Economics

Board Of Directors

Published Apr 6, 2024

Definition of Board of Directors

A Board of Directors (BoD) is a group of individuals elected by the shareholders of a corporation to oversee and represent their interests. This governing body is responsible for establishing policies for corporate management and decision-making. The board makes crucial decisions on matters such as corporate policy, strategy, executive compensation, and the hiring or firing of executives. Members of the board are typically composed of both internal directors, who are senior officers of the company, and external directors, who do not have a role in the company’s day-to-day operations.

Example

Consider the board of a well-known technology company, which consists of a mix of its founders, CEOs from other tech companies, and experienced professionals from finance and academia. This diverse composition allows for a wide range of perspectives in decision-making. For instance, when the company was deciding whether to expand into a new market, the board was crucial in the analysis and deliberation process. With insights from its tech-savvy members about technological trends and input from finance experts on the fiscal implications, the board guided the company toward a calculated decision that balanced opportunity with risk.

Why the Board of Directors Matters

The Board plays a critical role in safeguarding the interests of shareholders and ensuring the company’s long-term success. By overseeing the company’s strategic direction, they help shape its future and ensure that it operates within the law and adheres to established ethical standards. Furthermore, boards are instrumental in establishing corporate governance practices that promote transparency, fairness, and accountability. Their decisions can significantly impact everything from market reputation to the company’s financial health and operational efficiency.

Frequently Asked Questions (FAQ)

How are members of the Board of Directors selected?

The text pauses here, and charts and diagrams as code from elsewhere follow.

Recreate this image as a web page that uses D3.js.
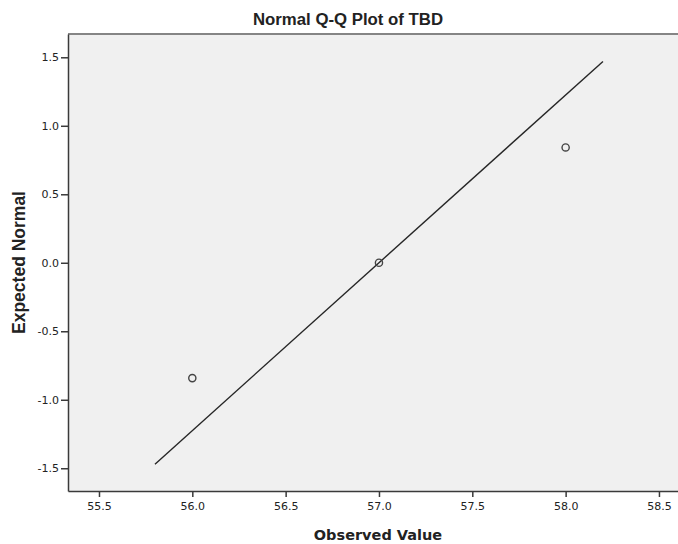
<!DOCTYPE html>
<html>
<head>
<meta charset="utf-8">
<title>Normal Q-Q Plot of TBD</title>
<script src="https://d3js.org/d3.v7.min.js"></script>
<style>
  body { margin: 0; background: #fff; }
  svg text { fill: #222; }
</style>
</head>
<body>
<div id="chart"></div>
<script>
// data
var observed = [56.0, 57.0, 58.0];
var expected = [-0.842, 0.0, 0.842];
var lineX = [55.8, 58.2];
var lineY = [-1.47, 1.47];
var xTicks = [55.5, 56.0, 56.5, 57.0, 57.5, 58.0, 58.5];
var yTicks = [-1.5, -1.0, -0.5, 0.0, 0.5, 1.0, 1.5];

var W = 678, H = 544;
var margin = {top: 34, right: 0, bottom: 53, left: 68};
var width = W - margin.left - margin.right,
    height = H - margin.top - margin.bottom;

var svg = d3.select("#chart").append("svg")
    .attr("width", W)
    .attr("height", H);

var g = svg.append("g")
    .attr("transform", "translate(" + margin.left + "," + margin.top + ")");

var x = d3.scaleLinear().domain([55.334, 58.602]).range([0, width]);
var y = d3.scaleLinear().domain([-1.666, 1.670]).range([height, 0]);

// plain hyphen minus like SPSS
var fmt = function(d) { return d3.format(".1f")(d).replace("\u2212", "-"); };

// plot background
g.append("rect")
    .attr("width", width)
    .attr("height", height)
    .attr("fill", "#f0f0f0");

// frame: gray top, dark left and bottom
g.append("line")
    .attr("x1", 0).attr("x2", width).attr("y1", 0).attr("y2", 0)
    .attr("stroke", "#858585").attr("stroke-width", 2);

var xAxis = d3.axisBottom(x).tickValues(xTicks)
    .tickFormat(fmt).tickSize(6).tickSizeOuter(0).tickPadding(5);
var yAxis = d3.axisLeft(y).tickValues(yTicks)
    .tickFormat(fmt).tickSize(7).tickSizeOuter(0).tickPadding(2);

var gx = g.append("g")
    .attr("transform", "translate(0," + height + ")")
    .call(xAxis);
var gy = g.append("g").call(yAxis);

[gx, gy].forEach(function(a) {
  a.select(".domain").attr("stroke", "#3a3a3a").attr("stroke-width", 1.5);
  a.selectAll(".tick line").attr("stroke", "#3a3a3a").attr("stroke-width", 1.5);
  a.selectAll(".tick text")
    .attr("font-family", "DejaVu Sans, sans-serif")
    .attr("font-size", "11px")
    .attr("fill", "#333");
});

// reference line
g.append("line")
    .attr("x1", x(lineX[0])).attr("y1", y(lineY[0]))
    .attr("x2", x(lineX[1])).attr("y2", y(lineY[1]))
    .attr("stroke", "#262626")
    .attr("stroke-width", 1.4);

// points
g.selectAll("circle.pt")
  .data(observed)
  .enter().append("circle")
    .attr("class", "pt")
    .attr("cx", function(d) { return x(d); })
    .attr("cy", function(d, i) { return y(expected[i]); })
    .attr("r", 3.6)
    .attr("fill", "none")
    .attr("stroke", "#444")
    .attr("stroke-width", 1.4);

// title
svg.append("text")
    .attr("x", 348)
    .attr("y", 25)
    .attr("text-anchor", "middle")
    .attr("font-family", "Liberation Sans, Arial, sans-serif")
    .attr("font-weight", "bold")
    .attr("font-size", "16.8px")
    .text("Normal Q-Q Plot of TBD");

// axis titles
svg.append("text")
    .attr("x", 378)
    .attr("y", 540)
    .attr("text-anchor", "middle")
    .attr("font-family", "DejaVu Sans, sans-serif")
    .attr("font-weight", "bold")
    .attr("font-size", "14.5px")
    .text("Observed Value");

svg.append("text")
    .attr("transform", "translate(25," + (margin.top + height / 2) + ") rotate(-90)")
    .attr("text-anchor", "middle")
    .attr("font-family", "Liberation Sans, Arial, sans-serif")
    .attr("font-weight", "bold")
    .attr("font-size", "17.5px")
    .text("Expected Normal");
</script>
</body>
</html>
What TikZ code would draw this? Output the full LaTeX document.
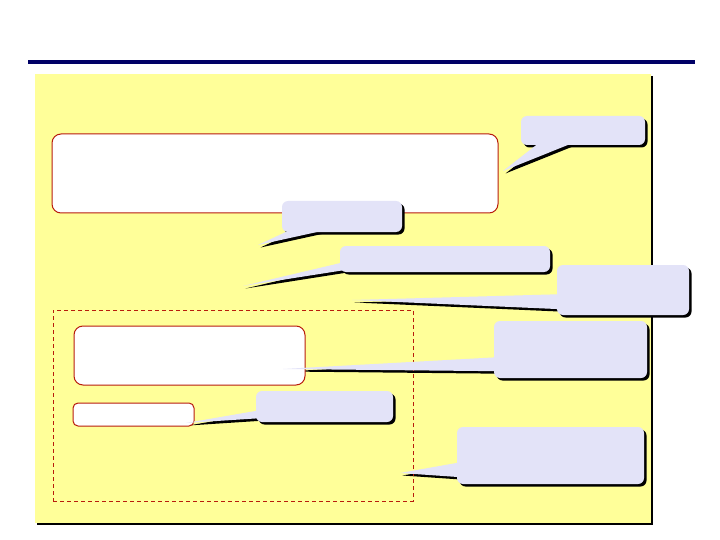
\documentclass[tikz,border=0pt]{standalone}
\usetikzlibrary{shadows,calc}
\definecolor{panel}{HTML}{FFFF99}
\definecolor{calfill}{HTML}{E3E3F8}
\definecolor{boxred}{HTML}{B81C0C}
\definecolor{navy}{HTML}{000066}
\pgfdeclarelayer{back}\pgfdeclarelayer{shad}\pgfsetlayers{back,shad,main}
\newcommand\calltail[4]{%
  \begin{pgfonlayer}{shad}
    \fill[black, transform canvas={shift={(2.5pt,-2.5pt)}}] ($(#1.south west)+#2$) -- (#4) -- ($(#1.south west)+#3$) -- cycle;
  \end{pgfonlayer}
  \fill[calfill] ($(#1.south west)+#2$) -- (#4) -- ($(#1.south west)+#3$) -- cycle;}
\tikzset{
  panelbox/.style={fill=panel, inner sep=0, drop shadow={shadow xshift=2pt, shadow yshift=-2pt, fill=black, opacity=1}},
  whitebox/.style={draw=boxred, fill=white, line width=1pt, rounded corners=9pt, inner sep=0},
  smallbox/.style={whitebox, rounded corners=5pt},
  groupbox/.style={draw=boxred, line width=0.8pt, dash pattern=on 4pt off 3pt, inner sep=0},
  callout/.style={fill=calfill, rounded corners=6pt, inner sep=0, drop shadow={shadow xshift=2.5pt, shadow yshift=-2.5pt, fill=black, opacity=1}},
}
\begin{document}
\begin{tikzpicture}[x=1pt,y=-1pt]
\useasboundingbox (0,0) rectangle (720,540);
\begin{pgfonlayer}{back}
  \fill[white] (0,0) rectangle (720,540);
  \node[panelbox, minimum width=616pt, minimum height=449pt] (panel) at (343,298.5) {};
  \draw[navy, line width=3.5pt] (28,62) -- (695,62);
\end{pgfonlayer}
% white boxes
\node[whitebox, minimum width=446pt, minimum height=79pt] (big) at (275,173.5) {};
\node[groupbox, minimum width=360pt, minimum height=191pt] (group) at (233,405.5) {};
\node[whitebox, minimum width=231pt, minimum height=59pt] (inner) at (189.5,355.5) {};
\node[smallbox, minimum width=121pt, minimum height=23pt] (small) at (133.5,414.5) {};
% tips
\coordinate (t1) at (503,171);
\coordinate (t2) at (258,245);
\coordinate (t3) at (243,286);
\coordinate (t4) at (352,300);
\coordinate (t5) at (283,369);
\coordinate (t6) at (186,423);
\coordinate (t7) at (400,473);
% callouts
\node[callout, minimum width=124pt, minimum height=29pt] (c1) at (583,130.5) {};
\calltail{c1}{(19,-3)}{(54,-3)}{t1}
\node[callout, minimum width=120pt, minimum height=31pt] (c2) at (342,216.5) {};
\calltail{c2}{(10,-3)}{(48,-3)}{t2}
\node[callout, minimum width=210pt, minimum height=26pt] (c3) at (445,259) {};
\calltail{c3}{(4,-10)}{(4,-2)}{t3}
\node[callout, minimum width=132pt, minimum height=50pt] (c4) at (623,290) {};
\calltail{c4}{(4,-21)}{(4,-6)}{t4}
\node[callout, minimum width=153pt, minimum height=57pt] (c5) at (570.5,349.5) {};
\calltail{c5}{(4,-21)}{(4,-7)}{t5}
\node[callout, minimum width=137pt, minimum height=31pt] (c6) at (324.5,406.5) {};
\calltail{c6}{(4,-12)}{(4,-4)}{t6}
\node[callout, minimum width=187pt, minimum height=57pt] (c7) at (550.5,455.5) {};
\calltail{c7}{(4,-22)}{(4,-7)}{t7}
\end{tikzpicture}
\end{document}
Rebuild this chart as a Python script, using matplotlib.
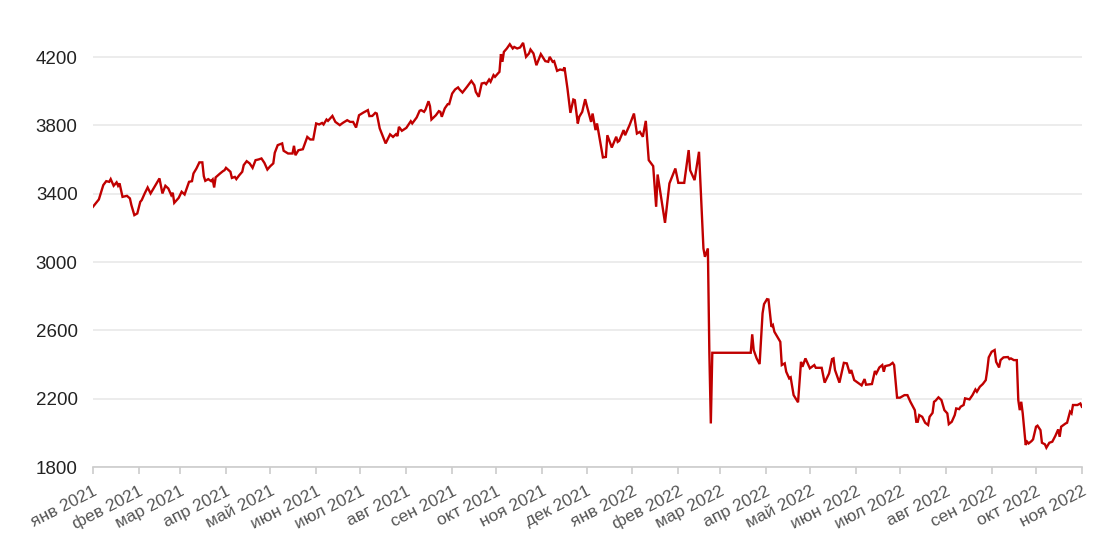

Members of the Board of Directors are typically nominated by a Nominating Committee, which may consider factors such as experience, expertise, and diversity. Shareholders then vote on these nominations during the company’s annual meeting. In some companies, founders or major shareholders may also have a significant influence on board composition.

What is the difference between an executive and a non-executive director?

Executive directors are members of the board who have management responsibilities within the company, such as the CEO or CFO. They participate in day-to-day operations and have a deep understanding of the company’s challenges and opportunities. Non-executive directors, on the other hand, do not have management roles within the company. Their primary role is to provide an independent perspective on board decisions, ensuring that the company’s interests are aligned with those of the shareholders.

Can shareholders remove a member of the Board of Directors?

Yes, shareholders can typically remove a director from the board. The process for doing so varies depending on the company’s bylaws and the laws of the jurisdiction in which it is incorporated. Removal usually requires a majority vote by the shareholders. This mechanism ensures that the board remains accountable to the shareholders it represents.

What are the responsibilities of the Board of Directors?

The responsibilities of the Board of Directors include setting the company’s strategic direction, hiring and supervising the company’s senior executives, ensuring the availability of adequate financial resources, approving annual budgets, ensuring the integrity of financial controls and reports, and overseeing the company’s broader corporate governance. They must act in the best interests of the shareholders and the company, balancing short-term interests with long-term growth and sustainability.

How often does a Board of Directors meet?

The frequency of board meetings can vary greatly among different companies, but boards typically meet quarterly. They may convene more frequently if urgent matters arise that require their attention or decision. Apart from scheduled meetings, communication among board members and with company executives may occur as needed to address ongoing issues or opportunities.